Stated problem:
Starting at the first line of the listing below, repeat each line exactly until the line containing "const envStep = 1.0;", which you include. Leave out pictures.

***** Material

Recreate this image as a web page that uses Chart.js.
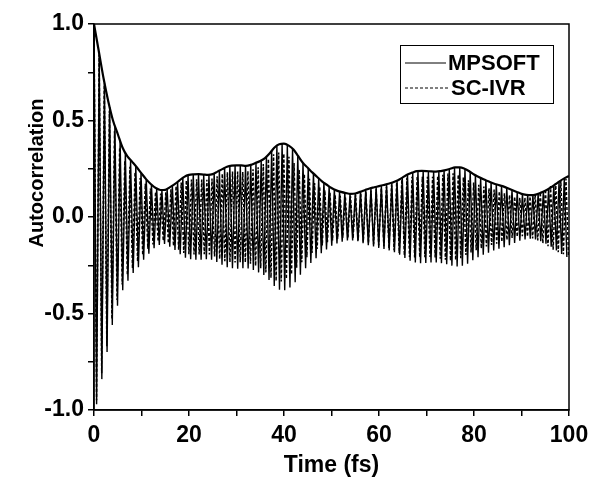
<!DOCTYPE html>
<html>
<head>
<meta charset="utf-8">
<script src="https://cdn.jsdelivr.net/npm/chart.js@4.4.1/dist/chart.umd.min.js"></script>
<style>
  html, body { margin: 0; padding: 0; background: #fff; }
  #wrap { width: 592px; height: 477px; }
</style>
</head>
<body>
<div id="wrap"><canvas id="c" width="592" height="477"></canvas></div>
<script>
// MPSOFT modulus |C(t)|, one value per fs from 0 to 100
const envelope = [
  1.0, 0.86, 0.72, 0.6, 0.5, 0.43, 0.36, 0.315, 0.287, 0.258,
  0.226, 0.195, 0.17, 0.15, 0.14, 0.141, 0.155, 0.17, 0.19, 0.208,
  0.218, 0.221, 0.222, 0.22, 0.218, 0.222, 0.235, 0.248, 0.26, 0.266,
  0.268, 0.267, 0.265, 0.27, 0.28, 0.29, 0.305, 0.33, 0.36, 0.377,
  0.38, 0.37, 0.35, 0.315, 0.28, 0.255, 0.23, 0.207, 0.185, 0.167,
  0.15, 0.138, 0.13, 0.124, 0.12, 0.122, 0.13, 0.139, 0.148, 0.154,
  0.16, 0.166, 0.172, 0.18, 0.19, 0.205, 0.22, 0.23, 0.238, 0.239,
  0.238, 0.236, 0.235, 0.238, 0.243, 0.25, 0.257, 0.257, 0.25, 0.237,
  0.22, 0.207, 0.195, 0.185, 0.175, 0.167, 0.16, 0.15, 0.14, 0.13,
  0.12, 0.115, 0.113, 0.116, 0.125, 0.136, 0.15, 0.167, 0.185, 0.2,
  0.212
];
const envStep = 1.0;

// real part, successive maxima / minima (half period apart)
const mpsoftHalf = 0.55;
const mpsoftRe = [
  1.0, -0.97, 0.846, -0.84, 0.696, -0.7, 0.57, -0.56, 0.472, -0.46,
  0.395, -0.38, 0.331, -0.33, 0.295, -0.29, 0.264, -0.26, 0.229, -0.222,
  0.195, -0.19, 0.168, -0.162, 0.148, -0.145, 0.139, -0.14, 0.146, -0.154,
  0.162, -0.171, 0.182, -0.193, 0.203, -0.211, 0.216, -0.219, 0.221, -0.221,
  0.222, -0.221, 0.22, -0.219, 0.219, -0.221, 0.226, -0.233, 0.24, -0.247,
  0.254, -0.26, 0.264, -0.266, 0.267, -0.268, 0.267, -0.266, 0.265, -0.267,
  0.27, -0.275, 0.281, -0.287, 0.293, -0.301, 0.312, -0.326, 0.342, -0.358,
  0.369, -0.377, 0.379, -0.379, 0.373, -0.365, 0.354, -0.338, 0.318, -0.299,
  0.28, -0.266, 0.253, -0.238, 0.225, -0.213, 0.2, -0.188, 0.178, -0.168,
  0.158, -0.149, 0.143, -0.137, 0.132, -0.128, 0.125, -0.122, 0.12, -0.121,
  0.122, -0.126, 0.131, -0.136, 0.14, -0.146, 0.149, -0.153, 0.156, -0.16,
  0.163, -0.166, 0.17, -0.173, 0.178, -0.183, 0.188, -0.195, 0.204, -0.212,
  0.22, -0.226, 0.231, -0.235, 0.238, -0.239, 0.239, -0.238, 0.237, -0.236,
  0.236, -0.235, 0.237, -0.239, 0.242, -0.245, 0.249, -0.252, 0.256, -0.257,
  0.257, -0.253, 0.249, -0.242, 0.234, -0.224, 0.216, -0.209, 0.202, -0.196,
  0.19, -0.185, 0.179, -0.174, 0.169, -0.165, 0.161, -0.157, 0.151, -0.146,
  0.14, -0.135, 0.129, -0.123, 0.119, -0.116, 0.114, -0.113, 0.114, -0.116,
  0.12, -0.126, 0.132, -0.138, 0.146, -0.154, 0.164, -0.173, 0.183, -0.192,
  0.2, -0.207
];

const scivrHalf = 0.54;
const scivrRe = [
  1.0, -0.95, 0.84, -0.81, 0.685, -0.67, 0.55, -0.53, 0.445, -0.43,
  0.36, -0.35, 0.291, -0.3, 0.26, -0.265, 0.232, -0.23, 0.202, -0.197,
  0.172, -0.165, 0.148, -0.142, 0.13, -0.127, 0.122, -0.123, 0.128, -0.136,
  0.143, -0.15, 0.16, -0.17, 0.179, -0.186, 0.19, -0.193, 0.194, -0.194,
  0.195, -0.194, 0.194, -0.193, 0.193, -0.194, 0.199, -0.205, 0.211, -0.217,
  0.224, -0.229, 0.232, -0.234, 0.235, -0.236, 0.235, -0.234, 0.233, -0.235,
  0.238, -0.242, 0.247, -0.253, 0.258, -0.265, 0.275, -0.287, 0.301, -0.315,
  0.325, -0.332, 0.334, -0.334, 0.328, -0.321, 0.312, -0.297, 0.28, -0.263,
  0.246, -0.234, 0.223, -0.209, 0.198, -0.187, 0.176, -0.165, 0.157, -0.148,
  0.139, -0.131, 0.126, -0.121, 0.116, -0.113, 0.11, -0.107, 0.106, -0.106,
  0.107, -0.111, 0.115, -0.12, 0.123, -0.128, 0.131, -0.135, 0.137, -0.141,
  0.143, -0.146, 0.15, -0.152, 0.157, -0.161, 0.165, -0.172, 0.18, -0.187,
  0.194, -0.199, 0.203, -0.207, 0.209, -0.21, 0.21, -0.209, 0.209, -0.208,
  0.208, -0.207, 0.209, -0.21, 0.213, -0.216, 0.219, -0.222, 0.225, -0.226,
  0.226, -0.223, 0.219, -0.213, 0.206, -0.197, 0.19, -0.184, 0.178, -0.172,
  0.167, -0.163, 0.158, -0.153, 0.149, -0.145, 0.142, -0.138, 0.133, -0.128,
  0.123, -0.119, 0.114, -0.108, 0.105, -0.102, 0.1, -0.099, 0.1, -0.102,
  0.106, -0.111, 0.116, -0.121, 0.128, -0.136, 0.144, -0.152, 0.161, -0.169,
  0.176, -0.182, 0.188, -0.193, 0.198, -0.202
];

const legendNames = ['MPSOFT', 'SC-IVR'];
const xTitle = 'Time (fs)';
const yTitle = 'Autocorrelation';

const FONT = '"Liberation Sans", Arial, sans-serif';
const toPts = (arr, step) => arr.map((v, i) => ({ x: i * step, y: v }));

// frame, axis titles and the boxed legend
const decor = {
  id: 'decor',
  afterDraw(chart) {
    const { ctx, chartArea: a } = chart;
    ctx.save();
    ctx.strokeStyle = '#000';
    ctx.lineWidth = 1.5;
    ctx.strokeRect(a.left, a.top, a.right - a.left, a.bottom - a.top);

    ctx.fillStyle = '#000';
    ctx.font = `bold 23px ${FONT}`;
    ctx.textAlign = 'center';
    ctx.textBaseline = 'middle';
    ctx.fillText(xTitle, (a.left + a.right) / 2, 466);
    ctx.font = `bold 20px ${FONT}`;
    ctx.save();
    ctx.translate(37, 173);
    ctx.rotate(-Math.PI / 2);
    ctx.fillText(yTitle, 0, 0);
    ctx.restore();

    // legend
    ctx.fillStyle = '#fff';
    ctx.fillRect(400, 45, 153, 58);
    ctx.lineWidth = 1;
    ctx.strokeRect(400.5, 45.5, 153, 58);
    ctx.fillStyle = '#000';
    ctx.font = `bold 22px ${FONT}`;
    ctx.textAlign = 'left';
    ctx.beginPath();
    ctx.moveTo(405, 63); ctx.lineTo(446, 63);
    ctx.stroke();
    ctx.fillText(legendNames[0], 448, 64);
    ctx.setLineDash([3, 2]);
    ctx.beginPath();
    ctx.moveTo(405, 88); ctx.lineTo(449, 88);
    ctx.stroke();
    ctx.setLineDash([]);
    ctx.fillText(legendNames[1], 451, 89);
    ctx.restore();
  }
};

new Chart(document.getElementById('c'), {
  type: 'line',
  data: {
    datasets: [
      {
        label: 'MPSOFT |C|',
        data: toPts(envelope, envStep),
        borderColor: '#000',
        borderWidth: 2.2,
        pointRadius: 0,
        cubicInterpolationMode: 'monotone',
        order: 0
      },
      {
        label: legendNames[1],
        data: toPts(scivrRe, scivrHalf),
        borderColor: '#000',
        borderWidth: 1.5,
        borderDash: [3, 2],
        pointRadius: 0,
        tension: 0,
        order: 1
      },
      {
        label: legendNames[0],
        data: toPts(mpsoftRe, mpsoftHalf),
        borderColor: '#000',
        borderWidth: 1.4,
        pointRadius: 0,
        tension: 0,
        order: 2
      }
    ]
  },
  options: {
    responsive: false,
    animation: false,
    parsing: false,
    layout: { padding: { top: 24, right: 23, left: 0, bottom: 0 } },
    plugins: { legend: { display: false }, tooltip: { enabled: false } },
    scales: {
      x: {
        type: 'linear',
        min: 0, max: 100,
        afterFit: (s) => { s.height = 67; s.paddingLeft = 0; s.paddingRight = 0; },
        ticks: {
          stepSize: 10,
          autoSkip: false,
          maxRotation: 0,
          padding: 6,
          color: '#000',
          font: { family: FONT, size: 23, weight: 'bold' },
          callback: (v) => (v % 20 === 0 ? String(v) : '')
        },
        grid: { drawOnChartArea: false, drawTicks: true, tickLength: 6, color: '#000', lineWidth: 1.5 },
        border: { display: true, color: '#000', width: 1.5 }
      },
      y: {
        min: -1, max: 1,
        afterFit: (s) => { s.width = 94; s.paddingTop = 0; s.paddingBottom = 0; },
        ticks: {
          stepSize: 0.25,
          autoSkip: false,
          padding: 4,
          color: '#000',
          font: { family: FONT, size: 23, weight: 'bold' },
          callback: (v) => (Math.abs(v * 2 - Math.round(v * 2)) < 1e-6 ? v.toFixed(1) : '')
        },
        grid: { drawOnChartArea: false, drawTicks: true, tickLength: 6, color: '#000', lineWidth: 1.5 },
        border: { display: true, color: '#000', width: 1.5 }
      }
    }
  },
  plugins: [decor]
});
</script>
</body>
</html>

**********

Task result:
Recreate this image as a web page that uses Chart.js.
<!DOCTYPE html>
<html>
<head>
<meta charset="utf-8">
<script src="https://cdn.jsdelivr.net/npm/chart.js@4.4.1/dist/chart.umd.min.js"></script>
<style>
  html, body { margin: 0; padding: 0; background: #fff; }
  #wrap { width: 592px; height: 477px; }
</style>
</head>
<body>
<div id="wrap"><canvas id="c" width="592" height="477"></canvas></div>
<script>
// MPSOFT modulus |C(t)|, one value per fs from 0 to 100
const envelope = [
  1.0, 0.86, 0.72, 0.6, 0.5, 0.43, 0.36, 0.315, 0.287, 0.258,
  0.226, 0.195, 0.17, 0.15, 0.14, 0.141, 0.155, 0.17, 0.19, 0.208,
  0.218, 0.221, 0.222, 0.22, 0.218, 0.222, 0.235, 0.248, 0.26, 0.266,
  0.268, 0.267, 0.265, 0.27, 0.28, 0.29, 0.305, 0.33, 0.36, 0.377,
  0.38, 0.37, 0.35, 0.315, 0.28, 0.255, 0.23, 0.207, 0.185, 0.167,
  0.15, 0.138, 0.13, 0.124, 0.12, 0.122, 0.13, 0.139, 0.148, 0.154,
  0.16, 0.166, 0.172, 0.18, 0.19, 0.205, 0.22, 0.23, 0.238, 0.239,
  0.238, 0.236, 0.235, 0.238, 0.243, 0.25, 0.257, 0.257, 0.25, 0.237,
  0.22, 0.207, 0.195, 0.185, 0.175, 0.167, 0.16, 0.15, 0.14, 0.13,
  0.12, 0.115, 0.113, 0.116, 0.125, 0.136, 0.15, 0.167, 0.185, 0.2,
  0.212
];
const envStep = 1.0;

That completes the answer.